◆ **Your goal**
Wherever "this" appears in a line, list that line.

[Records with drawing code]
▬▬▬

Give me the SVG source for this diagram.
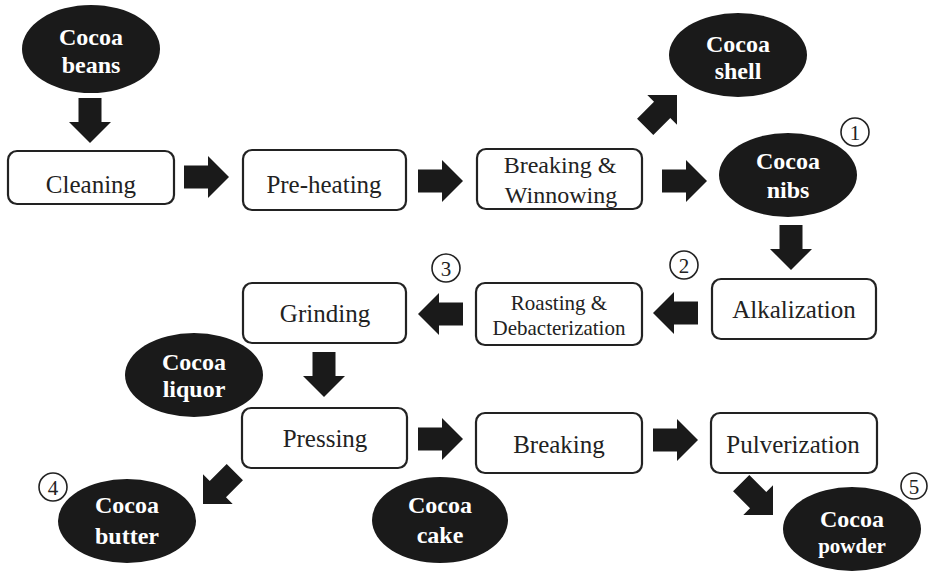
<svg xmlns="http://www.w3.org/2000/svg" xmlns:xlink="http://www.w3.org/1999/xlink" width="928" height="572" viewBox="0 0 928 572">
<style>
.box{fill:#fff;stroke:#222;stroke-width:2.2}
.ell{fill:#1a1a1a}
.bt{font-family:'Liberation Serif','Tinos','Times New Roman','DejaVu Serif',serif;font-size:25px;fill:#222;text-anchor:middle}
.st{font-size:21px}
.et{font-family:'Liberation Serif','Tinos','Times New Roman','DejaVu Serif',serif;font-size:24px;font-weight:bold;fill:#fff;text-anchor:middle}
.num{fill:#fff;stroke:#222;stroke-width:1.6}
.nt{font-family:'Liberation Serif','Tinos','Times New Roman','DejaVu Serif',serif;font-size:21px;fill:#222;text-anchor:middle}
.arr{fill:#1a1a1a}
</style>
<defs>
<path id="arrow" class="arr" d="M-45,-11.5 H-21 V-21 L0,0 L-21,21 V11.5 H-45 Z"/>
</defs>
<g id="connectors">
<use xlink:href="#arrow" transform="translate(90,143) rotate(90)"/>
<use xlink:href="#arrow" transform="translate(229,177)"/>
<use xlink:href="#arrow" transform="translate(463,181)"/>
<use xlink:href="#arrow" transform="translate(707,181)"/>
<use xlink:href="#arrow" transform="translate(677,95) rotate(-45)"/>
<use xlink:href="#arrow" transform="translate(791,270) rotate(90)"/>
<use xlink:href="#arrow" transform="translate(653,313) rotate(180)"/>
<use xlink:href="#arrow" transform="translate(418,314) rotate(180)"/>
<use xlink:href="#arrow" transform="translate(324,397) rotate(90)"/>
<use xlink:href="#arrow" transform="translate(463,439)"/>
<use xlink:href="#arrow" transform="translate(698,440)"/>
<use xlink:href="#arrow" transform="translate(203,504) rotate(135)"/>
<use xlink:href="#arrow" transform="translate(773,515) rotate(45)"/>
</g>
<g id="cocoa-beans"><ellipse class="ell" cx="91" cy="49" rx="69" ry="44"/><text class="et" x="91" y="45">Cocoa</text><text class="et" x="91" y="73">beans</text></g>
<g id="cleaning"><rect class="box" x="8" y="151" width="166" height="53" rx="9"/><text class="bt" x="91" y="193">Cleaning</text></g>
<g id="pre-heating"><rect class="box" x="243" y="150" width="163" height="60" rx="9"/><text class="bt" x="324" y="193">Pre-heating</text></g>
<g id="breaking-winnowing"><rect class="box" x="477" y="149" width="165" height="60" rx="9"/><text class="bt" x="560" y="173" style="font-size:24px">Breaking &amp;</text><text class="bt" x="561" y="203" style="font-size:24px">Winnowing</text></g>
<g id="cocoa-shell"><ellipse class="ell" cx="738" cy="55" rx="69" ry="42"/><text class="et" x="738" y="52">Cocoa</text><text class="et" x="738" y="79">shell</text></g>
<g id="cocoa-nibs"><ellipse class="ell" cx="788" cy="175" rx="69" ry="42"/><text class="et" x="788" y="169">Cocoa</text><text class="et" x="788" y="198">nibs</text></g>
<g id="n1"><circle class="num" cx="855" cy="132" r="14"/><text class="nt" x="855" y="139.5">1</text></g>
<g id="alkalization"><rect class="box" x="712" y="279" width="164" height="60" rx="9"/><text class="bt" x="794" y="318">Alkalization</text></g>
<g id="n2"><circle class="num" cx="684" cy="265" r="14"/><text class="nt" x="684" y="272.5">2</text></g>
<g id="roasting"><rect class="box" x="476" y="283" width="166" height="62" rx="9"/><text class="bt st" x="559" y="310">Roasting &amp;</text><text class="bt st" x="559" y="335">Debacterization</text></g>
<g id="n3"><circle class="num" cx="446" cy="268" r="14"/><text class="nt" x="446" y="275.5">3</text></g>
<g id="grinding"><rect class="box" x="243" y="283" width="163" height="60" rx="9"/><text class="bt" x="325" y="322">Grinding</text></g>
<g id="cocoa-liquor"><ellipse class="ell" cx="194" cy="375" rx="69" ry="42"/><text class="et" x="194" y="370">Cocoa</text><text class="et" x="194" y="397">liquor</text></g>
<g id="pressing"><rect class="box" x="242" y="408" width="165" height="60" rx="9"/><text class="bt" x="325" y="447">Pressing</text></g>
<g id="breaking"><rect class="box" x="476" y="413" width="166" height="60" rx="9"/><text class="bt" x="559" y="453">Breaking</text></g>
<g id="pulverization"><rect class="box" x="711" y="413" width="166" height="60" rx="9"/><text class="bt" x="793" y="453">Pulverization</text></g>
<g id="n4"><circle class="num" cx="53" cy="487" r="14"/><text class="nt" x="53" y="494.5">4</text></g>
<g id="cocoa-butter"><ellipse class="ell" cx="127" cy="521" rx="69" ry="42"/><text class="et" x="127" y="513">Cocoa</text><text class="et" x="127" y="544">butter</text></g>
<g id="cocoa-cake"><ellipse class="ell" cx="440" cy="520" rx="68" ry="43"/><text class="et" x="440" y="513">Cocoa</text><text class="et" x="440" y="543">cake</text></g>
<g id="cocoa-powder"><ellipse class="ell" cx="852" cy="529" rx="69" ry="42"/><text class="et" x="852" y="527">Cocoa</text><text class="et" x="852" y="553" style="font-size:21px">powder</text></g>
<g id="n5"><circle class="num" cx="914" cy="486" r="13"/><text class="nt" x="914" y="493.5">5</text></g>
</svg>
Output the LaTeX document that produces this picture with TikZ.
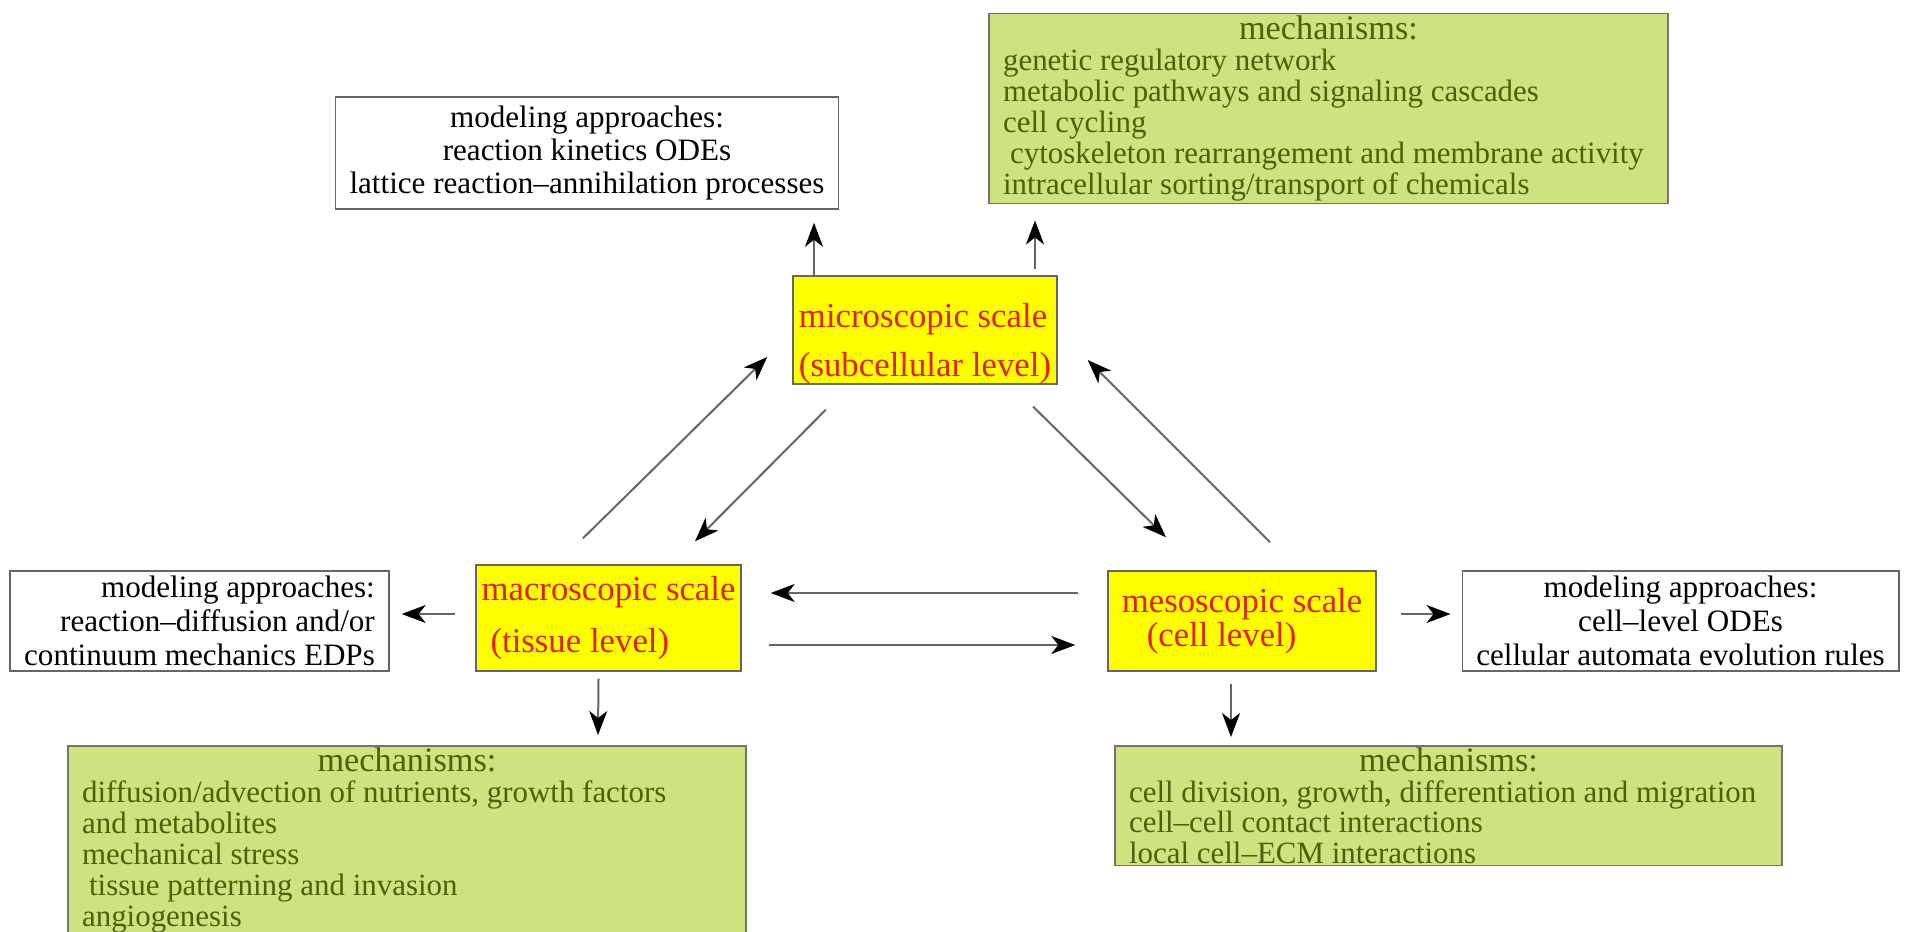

▬▬▬

◆ **Result of the exercise**
Give me the SVG source for this diagram.
Output the LaTeX document that produces this picture with TikZ.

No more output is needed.